There is no evidence of this, but Ben did vow to kill Penny and that would be a perfect ‘loose end’ for him to have to tie up suddenly right after realizing Desmond was in town. Also, he called Jack from what appeared to be a Marina, which strongly suggests Desmond (thus Penny) as they’ve been sailing around everywhere. They (probably very intentionally) didn’t really show or explain what actually happened, though.

Ben kept wanting them to meet at a marina, though. I don’t know why, though.

How come Ben’s crew, the Dharma people, and the Freighter people could apparently leave and return to the island whenever they felt like it, but the Lost people need to be on a commercial flight (and why couldn’t they charter their own plane and fly there from Guam / Hawaii? Ben seems to have money.) and fly over the island at a certain time?

Because the Island wasn’t flicking through time for the Dharma/Others/Freighters.
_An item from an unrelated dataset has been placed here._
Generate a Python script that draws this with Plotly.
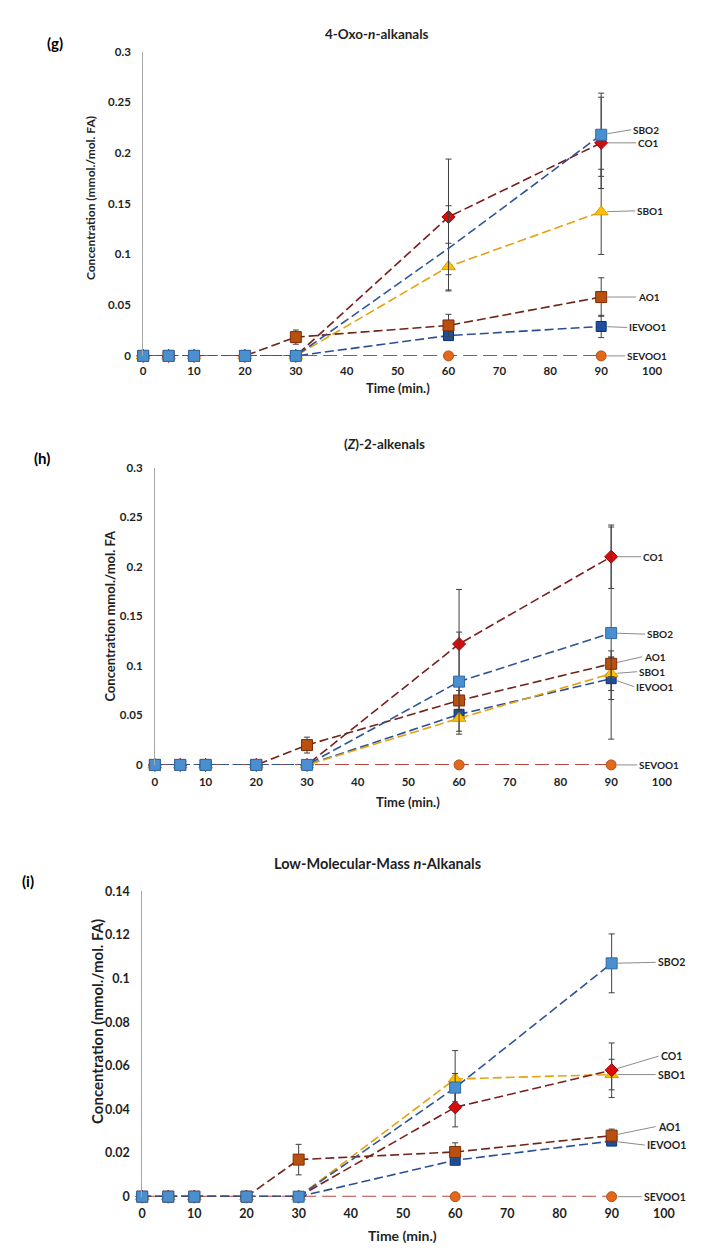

That only happens when somebody spins the big wheel.

But the lady said the Dharma initiative built the pendulum because the island was flicking through time and space and they needed to track it down. Afaik that would have been before anyone spun the wheel (and before the wheel existed?).

And where does the US military figure into this?

The wheel predates Dharma – it looks like it might be the wheel off the Black Rock.

There’s definitely something wrong with the way the island is moving through space/time at this point in the narrative, or otherwise the world wouldn’t be in such trouble.

It was a great episode. But it was bound to happen. “WE WANT ANSWERS! STOP FUCKING AROUND!” answers come “THIS IS STUPID.”

Who built the pendulum?, What device did the Dharma Initiative use to find the island?, and what is the kooky method they have to use to get back to the island? weren’t on my list of questions before this episode. What else did they answer?